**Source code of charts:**
################

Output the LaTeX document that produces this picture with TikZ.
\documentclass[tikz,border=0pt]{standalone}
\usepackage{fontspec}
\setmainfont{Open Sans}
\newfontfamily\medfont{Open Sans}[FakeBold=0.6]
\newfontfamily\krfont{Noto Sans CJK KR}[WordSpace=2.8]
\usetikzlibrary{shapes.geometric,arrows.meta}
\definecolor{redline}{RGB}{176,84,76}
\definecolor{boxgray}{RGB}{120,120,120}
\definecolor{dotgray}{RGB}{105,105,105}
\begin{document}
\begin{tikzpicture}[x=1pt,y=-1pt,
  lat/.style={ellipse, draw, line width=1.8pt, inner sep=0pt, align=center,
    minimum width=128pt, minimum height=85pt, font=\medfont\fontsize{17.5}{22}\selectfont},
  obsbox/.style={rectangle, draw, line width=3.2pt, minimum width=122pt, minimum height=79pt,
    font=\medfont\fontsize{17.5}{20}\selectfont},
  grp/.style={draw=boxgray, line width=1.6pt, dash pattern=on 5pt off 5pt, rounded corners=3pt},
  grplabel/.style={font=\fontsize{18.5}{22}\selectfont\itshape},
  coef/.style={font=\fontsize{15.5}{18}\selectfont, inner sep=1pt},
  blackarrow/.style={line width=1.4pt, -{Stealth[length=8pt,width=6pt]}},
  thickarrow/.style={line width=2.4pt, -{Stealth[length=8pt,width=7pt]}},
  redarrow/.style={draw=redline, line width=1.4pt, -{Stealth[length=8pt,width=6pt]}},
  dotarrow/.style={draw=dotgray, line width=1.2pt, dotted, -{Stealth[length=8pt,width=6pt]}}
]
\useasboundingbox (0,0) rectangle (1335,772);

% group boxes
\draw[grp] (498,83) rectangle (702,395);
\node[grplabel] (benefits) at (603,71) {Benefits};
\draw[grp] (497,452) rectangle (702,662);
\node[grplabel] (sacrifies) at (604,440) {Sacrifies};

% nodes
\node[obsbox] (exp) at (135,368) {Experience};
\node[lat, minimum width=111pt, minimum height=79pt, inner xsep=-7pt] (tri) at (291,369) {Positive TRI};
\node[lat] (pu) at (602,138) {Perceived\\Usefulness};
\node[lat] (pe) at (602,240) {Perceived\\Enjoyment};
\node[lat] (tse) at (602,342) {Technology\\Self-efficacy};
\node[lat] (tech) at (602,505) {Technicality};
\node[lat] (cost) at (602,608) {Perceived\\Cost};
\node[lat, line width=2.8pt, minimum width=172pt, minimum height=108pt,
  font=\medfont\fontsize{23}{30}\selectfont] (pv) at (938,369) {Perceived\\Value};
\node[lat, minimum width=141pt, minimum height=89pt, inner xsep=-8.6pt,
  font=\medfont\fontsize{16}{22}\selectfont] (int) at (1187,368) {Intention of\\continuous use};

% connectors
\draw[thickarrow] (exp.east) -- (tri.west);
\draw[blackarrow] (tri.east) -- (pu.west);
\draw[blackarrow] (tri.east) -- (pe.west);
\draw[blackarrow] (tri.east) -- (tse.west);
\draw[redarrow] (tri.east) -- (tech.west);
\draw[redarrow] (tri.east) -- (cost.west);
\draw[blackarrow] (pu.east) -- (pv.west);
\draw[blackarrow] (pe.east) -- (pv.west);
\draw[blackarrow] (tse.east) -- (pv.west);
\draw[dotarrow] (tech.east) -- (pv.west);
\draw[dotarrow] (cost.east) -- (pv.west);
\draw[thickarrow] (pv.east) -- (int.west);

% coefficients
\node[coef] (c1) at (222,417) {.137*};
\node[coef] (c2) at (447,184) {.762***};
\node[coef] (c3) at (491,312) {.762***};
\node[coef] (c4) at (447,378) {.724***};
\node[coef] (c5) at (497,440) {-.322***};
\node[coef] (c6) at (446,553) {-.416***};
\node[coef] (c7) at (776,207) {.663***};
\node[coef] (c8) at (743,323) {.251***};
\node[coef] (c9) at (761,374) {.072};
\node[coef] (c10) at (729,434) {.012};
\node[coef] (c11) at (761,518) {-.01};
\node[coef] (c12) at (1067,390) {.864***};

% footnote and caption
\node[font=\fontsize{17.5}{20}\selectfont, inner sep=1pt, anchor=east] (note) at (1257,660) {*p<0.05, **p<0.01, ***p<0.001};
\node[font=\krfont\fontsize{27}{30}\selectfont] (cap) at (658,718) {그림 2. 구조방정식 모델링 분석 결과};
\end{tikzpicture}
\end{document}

################

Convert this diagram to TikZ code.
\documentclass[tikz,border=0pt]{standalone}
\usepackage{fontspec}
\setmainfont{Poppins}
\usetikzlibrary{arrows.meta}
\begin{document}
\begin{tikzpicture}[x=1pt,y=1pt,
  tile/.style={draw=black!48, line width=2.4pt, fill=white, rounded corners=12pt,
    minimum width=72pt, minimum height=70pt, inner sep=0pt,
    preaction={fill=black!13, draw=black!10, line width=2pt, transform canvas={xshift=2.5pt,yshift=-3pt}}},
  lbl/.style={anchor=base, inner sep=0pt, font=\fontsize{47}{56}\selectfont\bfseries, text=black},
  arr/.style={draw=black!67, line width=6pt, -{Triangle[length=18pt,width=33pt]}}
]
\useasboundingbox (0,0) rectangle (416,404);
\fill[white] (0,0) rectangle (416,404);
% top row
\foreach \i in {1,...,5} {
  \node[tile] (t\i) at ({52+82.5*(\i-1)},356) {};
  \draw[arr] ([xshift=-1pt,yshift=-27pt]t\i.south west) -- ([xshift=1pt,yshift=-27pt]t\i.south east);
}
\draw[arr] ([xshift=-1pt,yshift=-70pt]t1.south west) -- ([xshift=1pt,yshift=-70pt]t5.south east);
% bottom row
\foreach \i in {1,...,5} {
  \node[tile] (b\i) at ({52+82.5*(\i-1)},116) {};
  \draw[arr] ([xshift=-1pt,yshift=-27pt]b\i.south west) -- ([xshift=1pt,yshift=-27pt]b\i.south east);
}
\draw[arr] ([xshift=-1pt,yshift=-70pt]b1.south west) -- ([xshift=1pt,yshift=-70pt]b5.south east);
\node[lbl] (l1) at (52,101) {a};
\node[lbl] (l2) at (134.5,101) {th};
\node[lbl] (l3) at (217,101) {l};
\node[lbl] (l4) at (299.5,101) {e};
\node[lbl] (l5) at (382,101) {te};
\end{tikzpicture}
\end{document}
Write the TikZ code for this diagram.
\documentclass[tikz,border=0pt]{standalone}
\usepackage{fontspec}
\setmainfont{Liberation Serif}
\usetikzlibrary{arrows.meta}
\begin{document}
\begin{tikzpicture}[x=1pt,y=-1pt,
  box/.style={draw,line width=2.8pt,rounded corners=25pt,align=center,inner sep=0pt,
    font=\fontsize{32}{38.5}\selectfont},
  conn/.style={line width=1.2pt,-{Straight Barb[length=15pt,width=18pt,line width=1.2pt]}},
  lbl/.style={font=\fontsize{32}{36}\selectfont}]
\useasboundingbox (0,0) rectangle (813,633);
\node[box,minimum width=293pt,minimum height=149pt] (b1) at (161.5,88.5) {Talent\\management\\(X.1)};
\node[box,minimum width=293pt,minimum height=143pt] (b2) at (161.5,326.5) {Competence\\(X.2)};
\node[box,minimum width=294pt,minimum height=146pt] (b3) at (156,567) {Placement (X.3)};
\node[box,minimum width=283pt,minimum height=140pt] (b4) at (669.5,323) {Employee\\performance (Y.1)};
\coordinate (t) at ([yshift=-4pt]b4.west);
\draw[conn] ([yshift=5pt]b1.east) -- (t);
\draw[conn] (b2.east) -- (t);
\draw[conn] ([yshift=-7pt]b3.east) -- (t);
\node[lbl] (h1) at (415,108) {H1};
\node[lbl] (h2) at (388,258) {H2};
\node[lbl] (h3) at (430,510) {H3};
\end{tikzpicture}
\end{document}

################

**Job:**
Write out only the lines that run from the line containing "Output the LaTeX" through the line containing "(0,0) rectangle (1335,772);", both included, exactly as they appear above.

**Answer for the task:**
Output the LaTeX document that produces this picture with TikZ.
\documentclass[tikz,border=0pt]{standalone}
\usepackage{fontspec}
\setmainfont{Open Sans}
\newfontfamily\medfont{Open Sans}[FakeBold=0.6]
\newfontfamily\krfont{Noto Sans CJK KR}[WordSpace=2.8]
\usetikzlibrary{shapes.geometric,arrows.meta}
\definecolor{redline}{RGB}{176,84,76}
\definecolor{boxgray}{RGB}{120,120,120}
\definecolor{dotgray}{RGB}{105,105,105}
\begin{document}
\begin{tikzpicture}[x=1pt,y=-1pt,
  lat/.style={ellipse, draw, line width=1.8pt, inner sep=0pt, align=center,
    minimum width=128pt, minimum height=85pt, font=\medfont\fontsize{17.5}{22}\selectfont},
  obsbox/.style={rectangle, draw, line width=3.2pt, minimum width=122pt, minimum height=79pt,
    font=\medfont\fontsize{17.5}{20}\selectfont},
  grp/.style={draw=boxgray, line width=1.6pt, dash pattern=on 5pt off 5pt, rounded corners=3pt},
  grplabel/.style={font=\fontsize{18.5}{22}\selectfont\itshape},
  coef/.style={font=\fontsize{15.5}{18}\selectfont, inner sep=1pt},
  blackarrow/.style={line width=1.4pt, -{Stealth[length=8pt,width=6pt]}},
  thickarrow/.style={line width=2.4pt, -{Stealth[length=8pt,width=7pt]}},
  redarrow/.style={draw=redline, line width=1.4pt, -{Stealth[length=8pt,width=6pt]}},
  dotarrow/.style={draw=dotgray, line width=1.2pt, dotted, -{Stealth[length=8pt,width=6pt]}}
]
\useasboundingbox (0,0) rectangle (1335,772);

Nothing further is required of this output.